------ Stored rows ------

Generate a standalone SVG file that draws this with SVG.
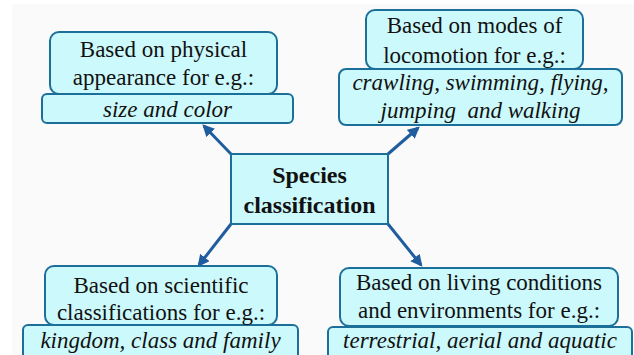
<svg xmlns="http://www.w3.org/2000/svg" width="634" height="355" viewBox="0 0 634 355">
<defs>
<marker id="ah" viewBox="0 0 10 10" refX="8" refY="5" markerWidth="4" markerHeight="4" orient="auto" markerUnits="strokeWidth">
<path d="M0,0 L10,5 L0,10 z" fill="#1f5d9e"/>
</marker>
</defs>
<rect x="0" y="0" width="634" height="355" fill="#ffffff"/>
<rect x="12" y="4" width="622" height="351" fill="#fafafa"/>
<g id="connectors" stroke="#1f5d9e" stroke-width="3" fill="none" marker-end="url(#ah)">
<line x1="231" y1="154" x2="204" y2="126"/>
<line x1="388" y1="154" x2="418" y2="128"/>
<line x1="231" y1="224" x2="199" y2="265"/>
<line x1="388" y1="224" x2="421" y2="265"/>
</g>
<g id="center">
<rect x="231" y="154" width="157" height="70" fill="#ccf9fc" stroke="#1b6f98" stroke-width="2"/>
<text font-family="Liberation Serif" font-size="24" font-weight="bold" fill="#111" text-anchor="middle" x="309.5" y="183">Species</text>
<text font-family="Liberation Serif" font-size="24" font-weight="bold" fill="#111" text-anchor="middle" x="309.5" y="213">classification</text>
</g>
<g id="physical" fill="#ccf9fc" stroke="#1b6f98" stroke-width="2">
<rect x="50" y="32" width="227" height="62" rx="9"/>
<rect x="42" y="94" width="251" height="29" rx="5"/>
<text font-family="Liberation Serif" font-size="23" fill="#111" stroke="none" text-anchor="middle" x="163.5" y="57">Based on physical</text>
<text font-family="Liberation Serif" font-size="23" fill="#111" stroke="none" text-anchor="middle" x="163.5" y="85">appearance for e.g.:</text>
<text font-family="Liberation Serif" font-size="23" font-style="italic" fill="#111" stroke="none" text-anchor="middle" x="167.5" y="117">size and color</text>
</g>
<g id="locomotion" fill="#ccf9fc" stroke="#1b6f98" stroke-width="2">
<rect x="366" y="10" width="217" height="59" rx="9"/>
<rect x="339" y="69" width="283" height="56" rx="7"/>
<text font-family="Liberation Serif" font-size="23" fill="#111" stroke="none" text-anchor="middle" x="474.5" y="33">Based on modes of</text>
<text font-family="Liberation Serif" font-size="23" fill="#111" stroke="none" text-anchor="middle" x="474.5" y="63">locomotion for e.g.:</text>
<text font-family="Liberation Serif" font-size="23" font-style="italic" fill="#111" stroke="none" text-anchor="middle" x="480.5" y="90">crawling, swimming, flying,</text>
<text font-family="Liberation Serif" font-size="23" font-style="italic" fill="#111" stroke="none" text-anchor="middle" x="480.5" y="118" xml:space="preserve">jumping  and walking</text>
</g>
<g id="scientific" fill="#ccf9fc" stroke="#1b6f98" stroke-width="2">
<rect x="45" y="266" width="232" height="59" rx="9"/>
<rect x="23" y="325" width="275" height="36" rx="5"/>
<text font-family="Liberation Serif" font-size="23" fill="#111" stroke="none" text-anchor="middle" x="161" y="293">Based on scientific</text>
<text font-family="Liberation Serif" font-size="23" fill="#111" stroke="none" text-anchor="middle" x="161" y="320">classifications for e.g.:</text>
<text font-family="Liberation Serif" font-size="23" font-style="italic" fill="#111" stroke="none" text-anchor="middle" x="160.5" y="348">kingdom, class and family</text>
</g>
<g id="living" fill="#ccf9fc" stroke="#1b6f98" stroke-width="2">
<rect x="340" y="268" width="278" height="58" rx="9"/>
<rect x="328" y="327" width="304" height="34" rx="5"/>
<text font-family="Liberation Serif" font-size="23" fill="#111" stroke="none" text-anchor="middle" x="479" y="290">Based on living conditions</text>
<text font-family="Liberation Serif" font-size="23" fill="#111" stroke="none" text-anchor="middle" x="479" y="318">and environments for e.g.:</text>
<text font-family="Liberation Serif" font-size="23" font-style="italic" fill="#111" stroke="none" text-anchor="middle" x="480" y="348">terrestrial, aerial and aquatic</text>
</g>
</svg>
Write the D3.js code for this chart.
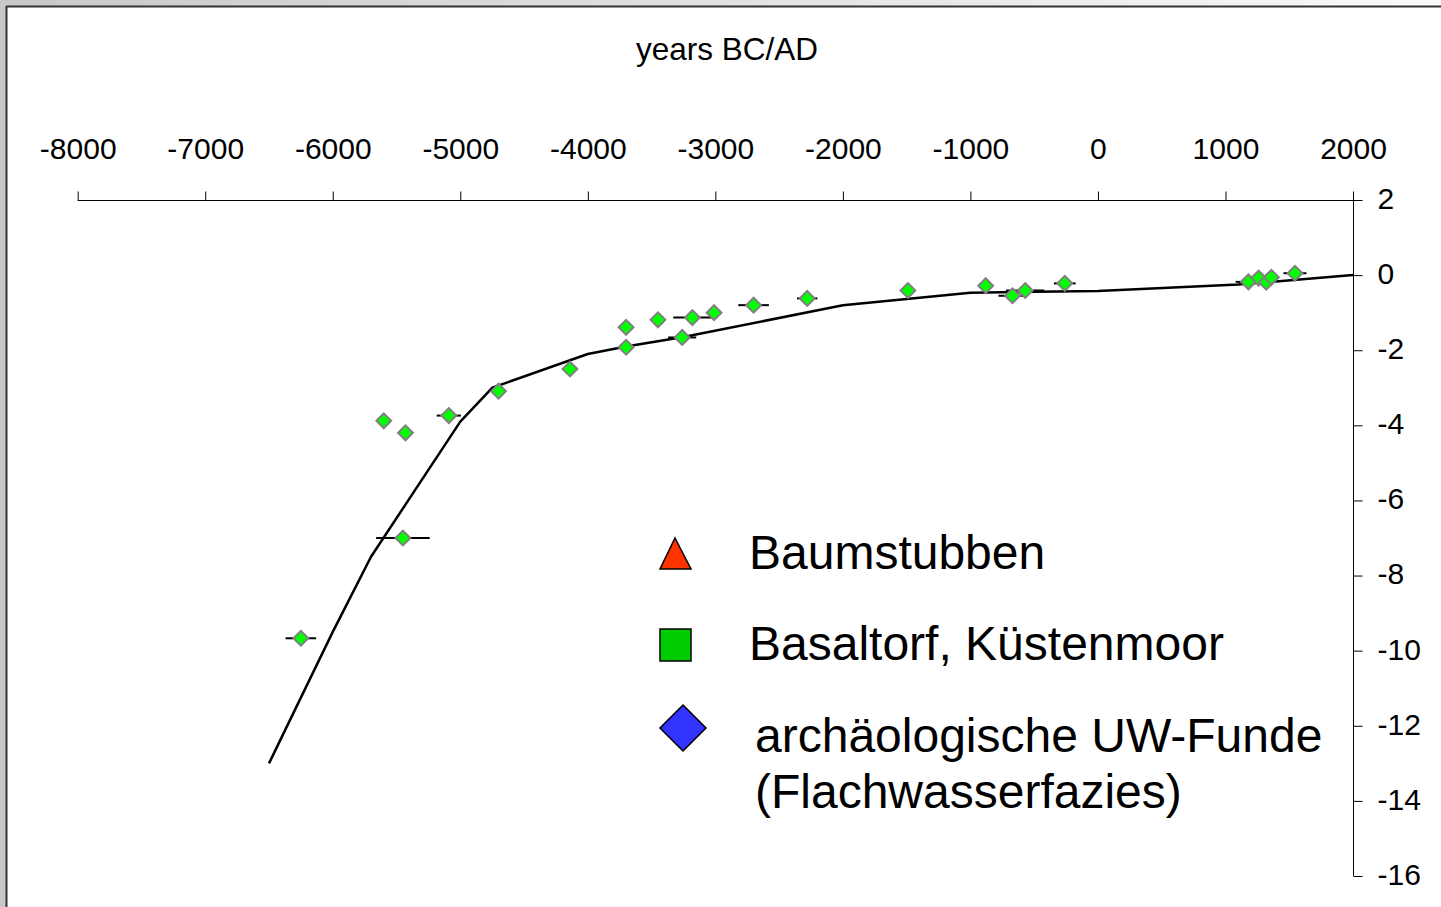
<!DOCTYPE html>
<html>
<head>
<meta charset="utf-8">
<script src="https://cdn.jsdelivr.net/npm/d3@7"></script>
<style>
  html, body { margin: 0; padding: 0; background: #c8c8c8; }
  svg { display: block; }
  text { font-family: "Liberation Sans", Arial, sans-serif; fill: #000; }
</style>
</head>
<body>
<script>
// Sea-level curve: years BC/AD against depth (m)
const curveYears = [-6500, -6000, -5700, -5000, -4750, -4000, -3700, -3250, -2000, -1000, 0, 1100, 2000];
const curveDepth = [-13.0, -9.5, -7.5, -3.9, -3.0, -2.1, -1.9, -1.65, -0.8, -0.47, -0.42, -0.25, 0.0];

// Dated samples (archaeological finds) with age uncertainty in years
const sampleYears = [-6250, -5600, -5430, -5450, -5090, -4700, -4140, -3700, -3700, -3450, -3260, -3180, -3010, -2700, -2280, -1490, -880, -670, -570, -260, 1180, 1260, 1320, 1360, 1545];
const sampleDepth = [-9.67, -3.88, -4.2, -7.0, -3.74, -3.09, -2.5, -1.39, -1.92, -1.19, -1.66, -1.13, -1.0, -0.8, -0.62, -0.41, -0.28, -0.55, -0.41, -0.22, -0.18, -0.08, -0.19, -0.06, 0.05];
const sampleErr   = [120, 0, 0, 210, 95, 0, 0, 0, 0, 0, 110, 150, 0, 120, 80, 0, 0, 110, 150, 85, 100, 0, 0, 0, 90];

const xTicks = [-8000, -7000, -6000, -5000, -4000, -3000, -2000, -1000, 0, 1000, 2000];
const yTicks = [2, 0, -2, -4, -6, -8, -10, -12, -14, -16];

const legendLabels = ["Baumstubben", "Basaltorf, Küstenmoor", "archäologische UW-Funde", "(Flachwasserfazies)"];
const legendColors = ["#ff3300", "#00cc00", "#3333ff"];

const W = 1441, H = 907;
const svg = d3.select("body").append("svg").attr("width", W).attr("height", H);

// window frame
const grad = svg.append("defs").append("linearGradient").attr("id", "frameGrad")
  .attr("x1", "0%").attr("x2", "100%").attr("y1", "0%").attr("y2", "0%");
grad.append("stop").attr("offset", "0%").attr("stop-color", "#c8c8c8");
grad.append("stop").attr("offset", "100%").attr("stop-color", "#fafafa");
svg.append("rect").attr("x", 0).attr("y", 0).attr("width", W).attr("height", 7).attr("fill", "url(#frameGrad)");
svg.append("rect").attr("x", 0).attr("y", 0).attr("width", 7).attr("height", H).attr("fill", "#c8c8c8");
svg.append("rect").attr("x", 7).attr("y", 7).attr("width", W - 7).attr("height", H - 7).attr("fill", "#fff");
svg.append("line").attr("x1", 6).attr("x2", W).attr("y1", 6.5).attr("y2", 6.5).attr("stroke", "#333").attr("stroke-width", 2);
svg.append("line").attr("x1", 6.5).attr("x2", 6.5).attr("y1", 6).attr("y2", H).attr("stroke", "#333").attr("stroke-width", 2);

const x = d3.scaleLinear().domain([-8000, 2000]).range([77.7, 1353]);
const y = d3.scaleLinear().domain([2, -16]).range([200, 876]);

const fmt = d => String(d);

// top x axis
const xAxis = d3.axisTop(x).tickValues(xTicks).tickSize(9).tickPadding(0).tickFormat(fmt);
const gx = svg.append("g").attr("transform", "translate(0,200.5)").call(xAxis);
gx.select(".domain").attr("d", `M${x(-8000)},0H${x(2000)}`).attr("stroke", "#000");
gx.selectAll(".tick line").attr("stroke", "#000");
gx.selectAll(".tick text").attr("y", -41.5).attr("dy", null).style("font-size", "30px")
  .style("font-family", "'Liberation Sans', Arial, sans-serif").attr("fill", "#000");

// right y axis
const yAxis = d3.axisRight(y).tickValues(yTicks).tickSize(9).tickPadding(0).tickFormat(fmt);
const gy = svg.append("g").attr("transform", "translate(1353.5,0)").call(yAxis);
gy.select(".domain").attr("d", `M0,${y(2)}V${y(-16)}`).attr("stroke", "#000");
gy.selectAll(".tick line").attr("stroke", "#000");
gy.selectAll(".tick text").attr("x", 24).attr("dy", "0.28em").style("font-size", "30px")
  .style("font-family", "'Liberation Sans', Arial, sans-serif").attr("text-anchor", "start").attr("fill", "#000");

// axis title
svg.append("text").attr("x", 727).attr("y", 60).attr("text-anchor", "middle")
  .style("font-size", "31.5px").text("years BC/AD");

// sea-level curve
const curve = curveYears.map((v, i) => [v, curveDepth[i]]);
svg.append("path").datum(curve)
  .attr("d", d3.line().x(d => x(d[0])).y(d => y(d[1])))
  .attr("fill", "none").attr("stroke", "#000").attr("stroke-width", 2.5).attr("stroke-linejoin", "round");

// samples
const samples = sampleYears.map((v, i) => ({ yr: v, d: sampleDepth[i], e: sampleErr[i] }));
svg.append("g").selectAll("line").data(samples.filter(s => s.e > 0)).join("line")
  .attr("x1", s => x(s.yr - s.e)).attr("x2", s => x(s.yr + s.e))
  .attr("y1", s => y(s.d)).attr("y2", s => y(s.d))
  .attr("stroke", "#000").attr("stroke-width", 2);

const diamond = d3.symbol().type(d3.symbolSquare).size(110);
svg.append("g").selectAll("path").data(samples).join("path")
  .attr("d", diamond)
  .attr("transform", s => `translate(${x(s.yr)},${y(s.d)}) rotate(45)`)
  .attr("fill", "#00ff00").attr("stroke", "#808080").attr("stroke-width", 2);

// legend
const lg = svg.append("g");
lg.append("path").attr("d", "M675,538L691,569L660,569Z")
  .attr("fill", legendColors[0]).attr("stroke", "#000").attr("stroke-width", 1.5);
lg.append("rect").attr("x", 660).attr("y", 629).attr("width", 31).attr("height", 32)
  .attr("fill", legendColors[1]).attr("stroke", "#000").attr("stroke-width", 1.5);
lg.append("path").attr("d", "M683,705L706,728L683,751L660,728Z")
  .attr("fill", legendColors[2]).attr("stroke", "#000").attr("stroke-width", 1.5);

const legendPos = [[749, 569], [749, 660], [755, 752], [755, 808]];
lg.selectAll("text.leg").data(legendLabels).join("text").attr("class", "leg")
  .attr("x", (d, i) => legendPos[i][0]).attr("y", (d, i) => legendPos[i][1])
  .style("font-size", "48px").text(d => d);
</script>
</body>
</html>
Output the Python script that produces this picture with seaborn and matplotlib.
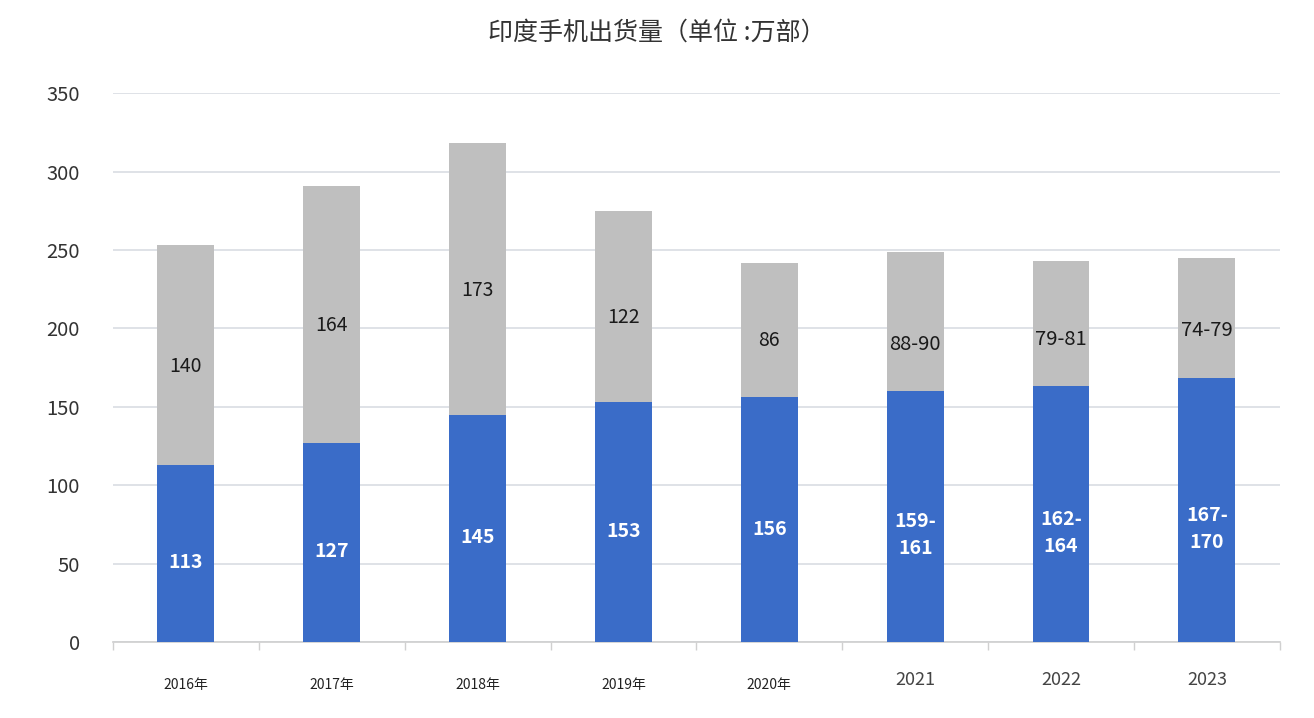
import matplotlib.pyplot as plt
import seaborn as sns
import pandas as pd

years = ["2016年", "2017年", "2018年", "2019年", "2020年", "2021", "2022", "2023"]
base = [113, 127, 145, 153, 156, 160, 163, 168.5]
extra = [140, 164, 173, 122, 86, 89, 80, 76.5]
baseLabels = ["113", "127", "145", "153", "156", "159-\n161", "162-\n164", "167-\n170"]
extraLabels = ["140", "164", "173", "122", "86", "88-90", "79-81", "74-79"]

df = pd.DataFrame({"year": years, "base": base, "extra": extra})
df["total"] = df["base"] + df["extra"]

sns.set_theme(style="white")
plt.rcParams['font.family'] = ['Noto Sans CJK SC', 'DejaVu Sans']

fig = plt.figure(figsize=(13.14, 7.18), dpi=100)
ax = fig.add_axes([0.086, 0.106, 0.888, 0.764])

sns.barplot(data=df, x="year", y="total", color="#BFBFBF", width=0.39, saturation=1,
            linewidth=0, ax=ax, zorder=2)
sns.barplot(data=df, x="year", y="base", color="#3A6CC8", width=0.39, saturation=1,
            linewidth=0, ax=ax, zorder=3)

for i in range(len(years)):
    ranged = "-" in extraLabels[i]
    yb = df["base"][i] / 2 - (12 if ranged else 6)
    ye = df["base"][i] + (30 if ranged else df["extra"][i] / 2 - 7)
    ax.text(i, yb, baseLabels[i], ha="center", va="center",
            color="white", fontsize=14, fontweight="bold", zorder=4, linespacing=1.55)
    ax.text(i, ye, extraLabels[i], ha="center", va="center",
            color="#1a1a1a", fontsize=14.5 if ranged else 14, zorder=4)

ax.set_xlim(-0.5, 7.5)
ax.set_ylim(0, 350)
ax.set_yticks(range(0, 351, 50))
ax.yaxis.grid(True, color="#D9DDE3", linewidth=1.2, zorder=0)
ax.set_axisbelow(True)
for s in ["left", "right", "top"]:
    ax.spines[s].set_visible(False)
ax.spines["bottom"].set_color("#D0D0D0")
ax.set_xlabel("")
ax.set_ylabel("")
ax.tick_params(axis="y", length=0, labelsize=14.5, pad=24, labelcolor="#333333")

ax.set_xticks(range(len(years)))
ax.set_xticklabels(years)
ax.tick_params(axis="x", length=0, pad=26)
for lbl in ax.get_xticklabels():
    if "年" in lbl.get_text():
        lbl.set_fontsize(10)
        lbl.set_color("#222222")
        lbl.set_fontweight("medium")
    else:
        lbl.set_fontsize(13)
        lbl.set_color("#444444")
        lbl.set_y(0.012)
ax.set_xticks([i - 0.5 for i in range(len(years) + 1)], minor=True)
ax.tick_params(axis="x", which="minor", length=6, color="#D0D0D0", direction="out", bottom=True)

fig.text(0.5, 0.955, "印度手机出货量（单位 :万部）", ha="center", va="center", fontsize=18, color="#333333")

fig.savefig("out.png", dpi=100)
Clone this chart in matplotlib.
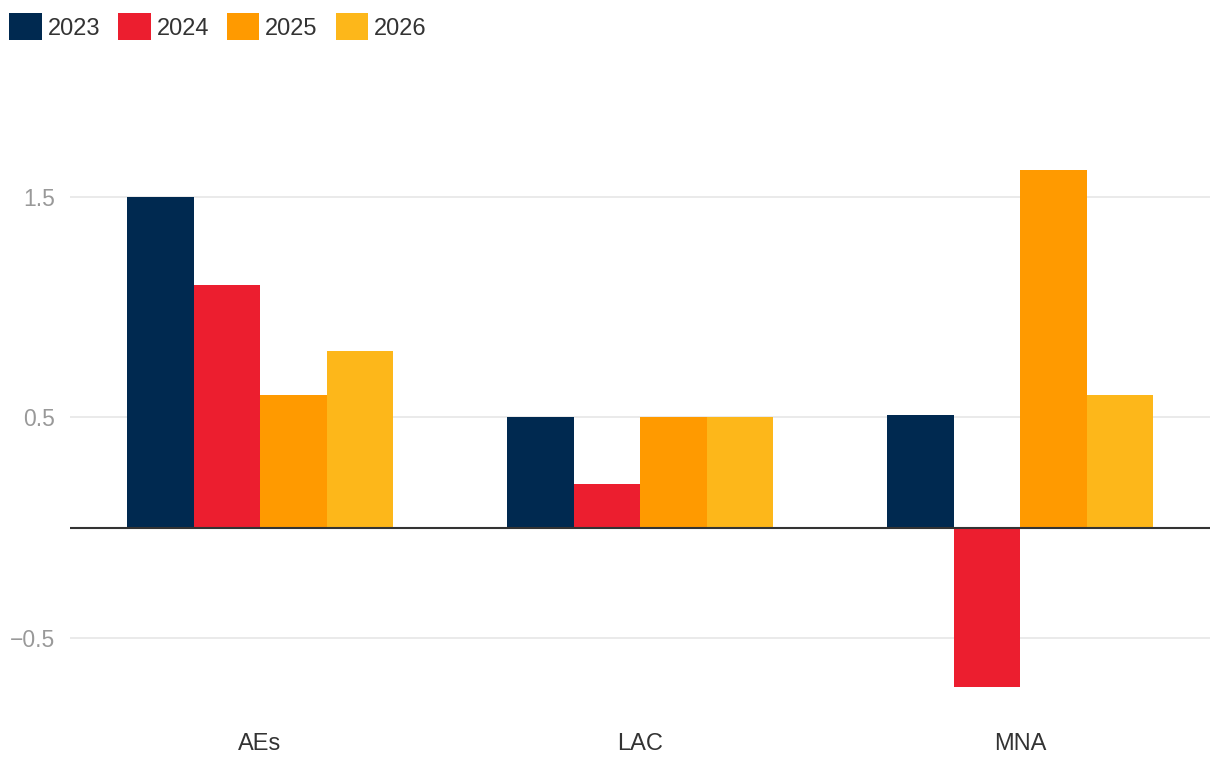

------

Above are the records. Copy only the lines from the one with "Output the Python" through the one with "else 14, zorder=4)", exactly, with no pictures.

Response
Output the Python script that produces this picture with seaborn and matplotlib.
import matplotlib.pyplot as plt
import seaborn as sns
import pandas as pd

years = ["2016年", "2017年", "2018年", "2019年", "2020年", "2021", "2022", "2023"]
base = [113, 127, 145, 153, 156, 160, 163, 168.5]
extra = [140, 164, 173, 122, 86, 89, 80, 76.5]
baseLabels = ["113", "127", "145", "153", "156", "159-\n161", "162-\n164", "167-\n170"]
extraLabels = ["140", "164", "173", "122", "86", "88-90", "79-81", "74-79"]

df = pd.DataFrame({"year": years, "base": base, "extra": extra})
df["total"] = df["base"] + df["extra"]

sns.set_theme(style="white")
plt.rcParams['font.family'] = ['Noto Sans CJK SC', 'DejaVu Sans']

fig = plt.figure(figsize=(13.14, 7.18), dpi=100)
ax = fig.add_axes([0.086, 0.106, 0.888, 0.764])

sns.barplot(data=df, x="year", y="total", color="#BFBFBF", width=0.39, saturation=1,
            linewidth=0, ax=ax, zorder=2)
sns.barplot(data=df, x="year", y="base", color="#3A6CC8", width=0.39, saturation=1,
            linewidth=0, ax=ax, zorder=3)

for i in range(len(years)):
    ranged = "-" in extraLabels[i]
    yb = df["base"][i] / 2 - (12 if ranged else 6)
    ye = df["base"][i] + (30 if ranged else df["extra"][i] / 2 - 7)
    ax.text(i, yb, baseLabels[i], ha="center", va="center",
            color="white", fontsize=14, fontweight="bold", zorder=4, linespacing=1.55)
    ax.text(i, ye, extraLabels[i], ha="center", va="center",
            color="#1a1a1a", fontsize=14.5 if ranged else 14, zorder=4)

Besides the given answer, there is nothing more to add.